What this task involves :: Leave out the pictures, and retype only the lines from the beginning of the material through the line that contains "import seaborn as sns", including both.

____________________

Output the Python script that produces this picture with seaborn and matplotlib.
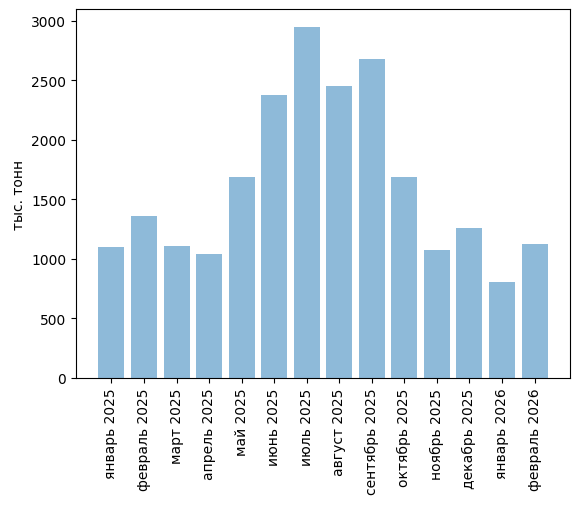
import pandas as pd
import matplotlib
matplotlib.use("Agg")
import matplotlib.pyplot as plt
import seaborn as sns

months = ["январь 2025", "февраль 2025", "март 2025", "апрель 2025",
          "май 2025", "июнь 2025", "июль 2025", "август 2025",
          "сентябрь 2025", "октябрь 2025", "ноябрь 2025", "декабрь 2025",
          "январь 2026", "февраль 2026"]
volumes = [1100, 1360, 1108, 1042, 1687, 2373, 2951, 2449,
           2675, 1687, 1075, 1260, 807, 1126]

df = pd.DataFrame({"month": months, "volume": volumes})

fig = plt.figure(figsize=(5.8, 5.06), dpi=100)
ax = fig.add_axes([76 / 580, 1 - 379 / 506, (570 - 76) / 580, (379 - 10) / 506])

sns.barplot(data=df, x="month", y="volume", color="#1f77b4", alpha=0.5,
            saturation=1, errorbar=None, linewidth=0, width=0.8, ax=ax)

# same padding as plain matplotlib bars
n = len(months)
pad = 0.05 * (n - 1 + 0.8)
ax.set_xlim(-0.4 - pad, n - 1 + 0.4 + pad)

ax.set_xlabel("")
ax.set_ylabel("тыс. тонн")
ax.tick_params(axis="x", rotation=90)

fig.savefig("out.png", dpi=100)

____________________

Output for this task ::
Output the Python script that produces this picture with seaborn and matplotlib.
import pandas as pd
import matplotlib
matplotlib.use("Agg")
import matplotlib.pyplot as plt
import seaborn as sns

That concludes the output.